US commercial banks are so flush with liquidity that they hold reserves of $1.7 trillion as against the required reserves of only $77 billion. Now the Fed pays interest on reserves and excess reserves also. It is reported to be one-tenth of the maximum Federal Funds Rate of 0.25 per cent. The excess liquidity is likely to find outlets in those emerging markets such as India where the rates are attractive.

Impact on India

Of immediate concern to the Indian central bank is the possible fallout of the S&P action on the external sector. The week ended August 5 saw the stock market reeling under the uncertainties concerning developments in the US and Europe.

The dollar-rupee rate has seen a roller-coaster ride in the recent weeks. Apart from exports, the other recipients of forex inflows are the stock, capital and money markets. It would indeed be an irony if India with a BBB- rating from S&P is considered a safe haven, safer than US!

The recent fall in share prices could provide an incentive for purchases by foreign institutional investors. The P/E ratios have come down to around 18 from 24-25 seen a few weeks ago.

There could be also inflows of capital, subject to restrictions, for taking arbitrage advantage of the interest differential between US and India and access to the reverse repo window of the Reserve Bank of India at the attractive interest rate of 7 per cent. What will be the impact of these developments is difficult to predict at this point of time.

Leave it alone

But one thing is clear: the central bank may continue to follow the policy of leaving the rupee alone. The RBI does not have any target rate or band. Intervention is resorted to only when the market is volatile.

The export lobby that has been crying hoarse on the appreciation of the rupee in the past and lobbying for market intervention has been silenced by the spectacular performance of the sector in the recent months.

The appreciation of the rupee helps in bringing down the cost of imports of raw materials including oil. Export industries dependent on imports have benefited greatly by the decline in prices. Export of gold and diamond-studded jewellery is a good example since nearly 80-90 of the raw material is imported.

In all the discussions on exchange rates one rarely comes across such concepts as income and price elasticities of imports and exports and Marshall-Lerner Conditions, etc. Whether Indian exports will be outpriced in international markets depends on the relative strength or weakness of other currencies.

One reason for the good performance of Indian exports despite the rupee appreciation is the fact that the currencies of some competing countries have appreciated even more, providing a net advantage to the rupee.

Less expensive

As one who has travelled abroad, I have always found that Indian goods are less expensive than those of locally-produced goods or those imported from other countries. I have held the view that any appreciation of the rupee should be treated as a correction for its undervaluation in relation to the dollar.
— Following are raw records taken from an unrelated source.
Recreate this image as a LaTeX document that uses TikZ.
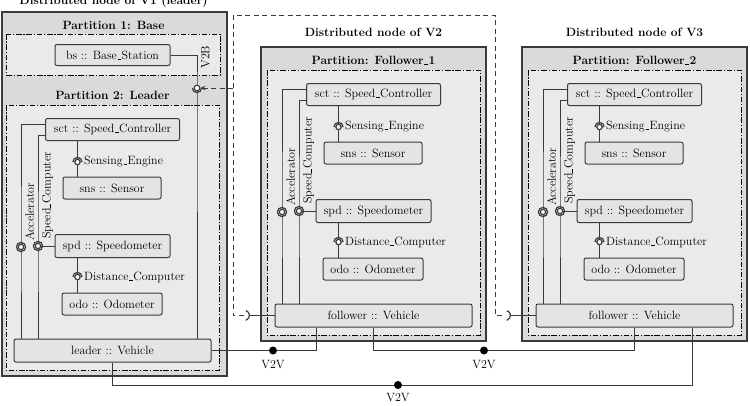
\documentclass[tikz,border=0pt]{standalone}
\usetikzlibrary{arrows.meta}
\definecolor{outerfill}{HTML}{DADADA}
\definecolor{partfill}{HTML}{EAEAEA}
\definecolor{compfill}{HTML}{E4E4E4}
\definecolor{edgecol}{HTML}{3A3A3A}
\newcommand{\usc}{\leavevmode\kern.06em\vbox{\hrule width.32em height .55pt}\kern.02em}
\tikzset{
 outerbox/.style={draw=edgecol, line width=1.2pt, fill=outerfill},
 partbox/.style={draw=black, line width=0.8pt, fill=partfill, dash pattern=on 5.5pt off 1.8pt on 1.2pt off 1.8pt},
 comp/.style={draw=edgecol, line width=1pt, fill=compfill, rounded corners=2pt, minimum height=22pt, inner sep=1pt},
 wire/.style={draw=edgecol, line width=1pt},
 sockline/.style={draw=edgecol, line width=1.2pt},
 dashline/.style={draw=edgecol, line width=1pt, dash pattern=on 5pt off 3.5pt},
 ttl/.style={font=\fontsize{12}{14}\selectfont\bfseries, inner sep=0pt},
 lbl/.style={inner sep=1pt},
 dotnode/.style={circle, fill=black, inner sep=0pt, minimum size=8pt},
 ringnode/.style={circle, draw=edgecol, line width=1.1pt, fill=white, inner sep=0pt, minimum size=5.6pt},
 sockT/.pic={\draw[sockline] (4.6pt,0pt) arc[start angle=0, end angle=180, radius=4.6pt];
   \filldraw[sockline, fill=white] (0pt,0pt) circle[radius=2.7pt];},
 sockTB/.pic={\draw[sockline] (4.6pt,0pt) arc[start angle=0, end angle=180, radius=4.6pt];
   \draw[sockline] (-4.6pt,0pt) arc[start angle=180, end angle=360, radius=4.6pt];
   \filldraw[sockline, fill=white] (0pt,0pt) circle[radius=2.7pt];},
 sockB/.pic={\draw[sockline] (-4.6pt,0pt) arc[start angle=180, end angle=360, radius=4.6pt];},
 cupR/.pic={\draw[sockline] (-75:5pt) arc[start angle=-75, end angle=75, radius=5pt];}
}
% #1 prefix, #2 shift, #3 partition title, #4 vehicle instance
\newcommand{\vehparts}[4]{%
\begin{scope}[shift={#2}]
 \path[partbox] (267,70) rectangle (480,335);
 \node[ttl] (#1ptitle) at (373.5,60) {#3};
 \node[comp, minimum width=134pt] (#1sct) at (373.5,94.5) {sct :: Speed\usc Controller};
 \node[comp, minimum width=98pt] (#1sns) at (373,153) {sns :: Sensor};
 \node[comp, minimum width=115pt, minimum height=23pt] (#1spd) at (373.5,211) {spd :: Speedometer};
 \node[comp, minimum width=100pt] (#1odo) at (373,269) {odo :: Odometer};
 \node[comp, minimum width=197pt, minimum height=23pt] (#1veh) at (373.5,315.5) {#4 :: Vehicle};
 \coordinate (#1acc) at (282,212);
 \coordinate (#1scs) at (299,211);
 \coordinate (#1sen) at (338.5,127);
 \coordinate (#1dis) at (338.5,242);
 \draw[wire] ([yshift=5.5pt]#1sct.west) -| (#1acc) -- (#1acc |- #1veh.north);
 \draw[wire] ([yshift=-5.5pt]#1sct.west) -| (#1scs) -- (#1scs |- #1veh.north);
 \draw[wire] (#1scs) -- (#1spd.west);
 \draw[wire] (#1sen |- #1sct.south) -- (#1sen |- #1sns.north);
 \draw[wire] (#1dis |- #1spd.south) -- (#1dis |- #1odo.north);
 \pic at (#1sen) {sockT};
 \pic at (#1dis) {sockT};
 \pic at (#1acc) {sockTB};
 \pic at (#1scs) {sockTB};
 \node[lbl, anchor=west] (#1senl) at ([xshift=5.5pt]#1sen) {Sensing\usc Engine};
 \node[lbl, anchor=west] (#1disl) at ([xshift=5.5pt]#1dis) {Distance\usc Computer};
 \node[lbl, rotate=90, anchor=north west] (#1accl) at ([xshift=3pt,yshift=5pt]#1acc) {Accelerator};
 \node[lbl, rotate=90, anchor=north west] (#1scsl) at ([xshift=3pt,yshift=6pt]#1scs) {Speed\usc Computer};
\end{scope}}

\begin{document}
\begin{tikzpicture}[x=1pt, y=-1pt, font=\fontsize{12}{14}\selectfont]
\useasboundingbox (0,0) rectangle (750,405);
% outer boxes
\path[outerbox] (2,12) rectangle (227,376);
\path[outerbox] (261,47) rectangle (486,341);
\path[outerbox] (522,47) rectangle (747,341);
% titles
\node[ttl, anchor=base] (tV1) at (113.5,4) {Distributed node of V1 (leader)};
\node[ttl] (tV2) at (373.5,32) {Distributed node of V2};
\node[ttl] (tV3) at (634.5,32) {Distributed node of V3};
% leader: partition 1
\path[partbox] (6,34) rectangle (220,75);
\node[ttl] (p1title) at (113.5,25) {Partition 1: Base};
\node[comp, minimum width=115pt, minimum height=21pt] (bs) at (112.5,55) {bs :: Base\usc Station};
% vehicles
\vehparts{L}{(-261,35)}{Partition 2: Leader}{leader}
\vehparts{F}{(0,0)}{Partition: Follower\usc 1}{follower}
\vehparts{G}{(261,0)}{Partition: Follower\usc 2}{follower}
% V2B
\coordinate (v2bc) at (197,88);
\draw[wire] (bs.east) -| (v2bc) -- (v2bc |- Lveh.north);
\pic at (v2bc) {sockB};
\node[ringnode] (v2bs) at (v2bc) {};
\node[lbl, rotate=90, anchor=north west] (v2bl) at (200,70) {V2B};
% distributed dashed links
\coordinate (dtl) at (233,15);
\coordinate (dtr) at (495,15);
\coordinate (Frq) at ([xshift=-30pt]Fveh.west);
\coordinate (Grq) at ([xshift=-30pt]Gveh.west);
\draw[dashline] ([xshift=-1pt]Frq) -| (dtl) -- (dtr) |- ([xshift=-1pt]Grq);
\draw[dashline, -{Stealth[length=5pt,width=4.5pt]}] (dtl |- v2bs) -- (v2bs);
\draw[wire] ([xshift=5pt]Frq) -- (Fveh.west);
\draw[wire] ([xshift=5pt]Grq) -- (Gveh.west);
\pic at (Frq) {cupR};
\pic at (Grq) {cupR};
% V2V links
\node[dotnode] (v2va) at (273,350.5) {};
\node[dotnode] (v2vb) at (484,350.5) {};
\node[dotnode] (v2vc) at (398,385) {};
\draw[wire] (Lveh.east) -- (v2va) -| ([xshift=-57.5pt]Fveh.south);
\draw[wire] (Fveh.south) |- (v2vb) -| (Gveh.south);
\draw[wire] (Lveh.south) |- (v2vc) -| ([xshift=57.5pt]Gveh.south);
\node[lbl] (v2val) at ([yshift=-14.5pt]v2va) {V2V};
\node[lbl] (v2vbl) at ([yshift=-14.5pt]v2vb) {V2V};
\node[lbl] (v2vcl) at ([yshift=-13pt]v2vc) {V2V};
\end{tikzpicture}
\end{document}
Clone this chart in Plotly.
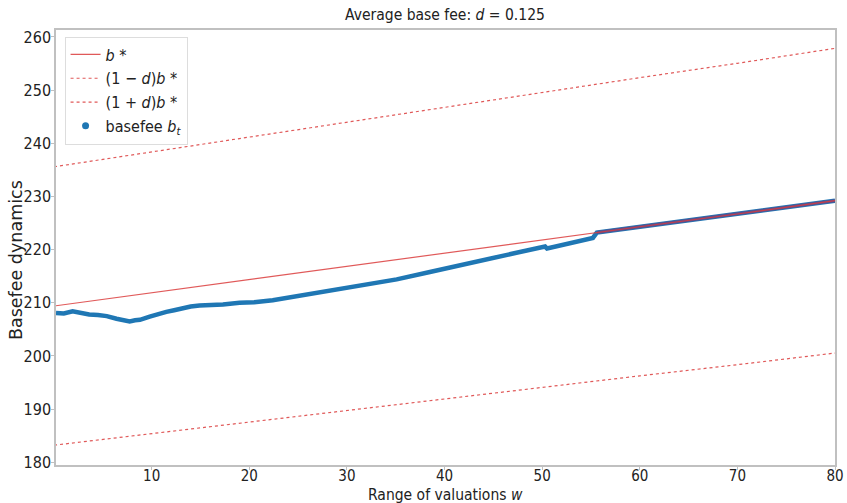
import plotly.graph_objects as go

d = 0.125

# b* (optimal base fee) read at regular x positions
bstar_x = [0, 10, 20, 30, 40, 50, 60, 70, 80]
bstar_y = [209.4, 211.9, 214.3, 216.8, 219.3, 221.8, 224.3, 226.7, 229.2]

# Average basefee b_t
base_x = [0.2, 1.0, 1.9, 2.8, 3.6, 4.5, 5.4, 6.4, 7.2, 7.75, 8.3, 8.8, 9.8, 10.6,
          11.5, 12.3, 13.2, 14.0, 14.9, 16.0, 17.3, 19.0, 20.5, 22.4, 24.8, 28.2,
          31.6, 35.1, 38.5, 41.9, 45.3, 48.7, 50.3, 50.5, 52.0, 53.9, 55.2, 55.6,
          60, 65, 70, 75, 80]
base_y = [208.1, 208.0, 208.4, 208.0, 207.8, 207.7, 207.5, 207.0, 206.8, 206.5,
          206.7, 206.8, 207.4, 207.9, 208.3, 208.6, 209.0, 209.3, 209.5, 209.5,
          209.7, 210.0, 210.1, 210.5, 211.2, 212.4, 213.3, 214.4, 215.8, 217.2,
          218.7, 220.0, 220.6, 220.2, 220.9, 221.6, 222.2, 223.2,
          224.3, 225.5, 226.7, 228.0, 229.2]
join_x = 55.6

xticks = [10, 20, 30, 40, 50, 60, 70, 80]
yticks = [180, 190, 200, 210, 220, 230, 240, 250, 260]

red = "rgba(218,60,60,0.85)"
blue = "#1f77b4"
cond = "DejaVu Sans Condensed, DejaVu Sans"
txt = "#222222"

lower = [(1 - d) * v for v in bstar_y]
upper = [(1 + d) * v for v in bstar_y]

fig = go.Figure()

fig.add_trace(go.Scatter(x=base_x, y=base_y, mode="lines",
                         line=dict(color=blue, width=4.5), showlegend=False,
                         hoverinfo="skip"))
tail_x = [x for x in base_x if x >= join_x]
tail_y = [y for x, y in zip(base_x, base_y) if x >= join_x]
fig.add_trace(go.Scatter(x=tail_x, y=tail_y, mode="lines",
                         line=dict(color="#5a4f8e", width=3), showlegend=False))

fig.add_trace(go.Scatter(x=bstar_x, y=bstar_y, mode="lines", name="<i>b</i> *",
                         line=dict(color=red, width=1.2)))
fig.add_trace(go.Scatter(x=bstar_x, y=lower, mode="lines",
                         name="(1 − <i>d</i>)<i>b</i> *",
                         line=dict(color=red, width=1.2, dash="dot")))
fig.add_trace(go.Scatter(x=bstar_x, y=upper, mode="lines",
                         name="(1 + <i>d</i>)<i>b</i> *",
                         line=dict(color=red, width=1.2, dash="dot")))
fig.add_trace(go.Scatter(x=[None], y=[None], mode="markers",
                         name="basefee <i>b</i><sub><i>t</i></sub>",
                         marker=dict(color=blue, size=7)))

axis_common = dict(showline=True, mirror=True, linecolor="#c0c0c0", linewidth=1.5,
                   showgrid=False, zeroline=False, ticks="outside", ticklen=3,
                   tickcolor="#c0c0c0", automargin=False)

fig.update_layout(
    width=847, height=503,
    margin=dict(l=56, r=12, t=30, b=38),
    paper_bgcolor="white", plot_bgcolor="white",
    font=dict(family="DejaVu Sans", color=txt),
    title=dict(text="Average base fee: <i>d</i> = 0.125", x=445 / 847, xanchor="center",
               y=1 - 15 / 503, yanchor="middle", font=dict(size=15.5, family=cond, color=txt)),
    xaxis=dict(range=[0.2, 80], tickvals=xticks, ticklabelstandoff=-7,
               tickfont=dict(size=15, family=cond),
               **axis_common),
    yaxis=dict(range=[179.5, 261.3], tickvals=yticks, ticklabelstandoff=-3,
               tickfont=dict(size=16, family=cond),
               **axis_common),
    legend=dict(x=0.011, y=0.985, xanchor="left", yanchor="top",
                bgcolor="rgba(255,255,255,0.9)", bordercolor="#dddddd", borderwidth=1,
                font=dict(size=16, family=cond), tracegroupgap=0, itemwidth=30),
    annotations=[
        dict(text="Range of valuations <i>w</i>", xref="paper", yref="paper",
             x=0.5, y=(465 - 495) / 435, xanchor="center", yanchor="middle",
             showarrow=False, font=dict(size=15.5, family=cond, color=txt)),
        dict(text="Basefee dynamics", xref="paper", yref="paper",
             x=(16 - 56) / 779, y=(465 - 260) / 435, xanchor="center", yanchor="middle",
             textangle=-90, showarrow=False, font=dict(size=17.5, color=txt)),
    ],
)

fig.write_html("out.html")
Although the US share in our exports is about 16 per cent, nearly two-thirds of the total is invoiced in dollars. The real problem will arise in case there is a double dip recession in US and Europe.

If the authorities want to avoid rupee appreciation, they may consider administrative controls rather than market intervention. Brazil has imposed a tax on inflows of capital that has restrained them. All the experience relating to intervention either in India or in the West leads to the conclusion that, if it is followed by sterilisation, it takes the currency back to square 1.

The extent of intervention can be only marginal since the total volume of forex transactions either in India or in the world markets is huge. It is possible that a few industries may suffer due to rupee appreciation.

The remedy is in taking fiscal measures to provide relief as was done during the recent crisis. Information technology is likely to be one of the sectors that may be adversely affected.

Apart from the possible resumption of recession in the US lowering the demand for its services, the higher cost of exports due to appreciation may become a double whammy for this sector.

The salaries in the sector are high. The Annual Report of the RBI for 2009-10 clearly articulated the case for non-intervention in the market. It is likely to continue that stance.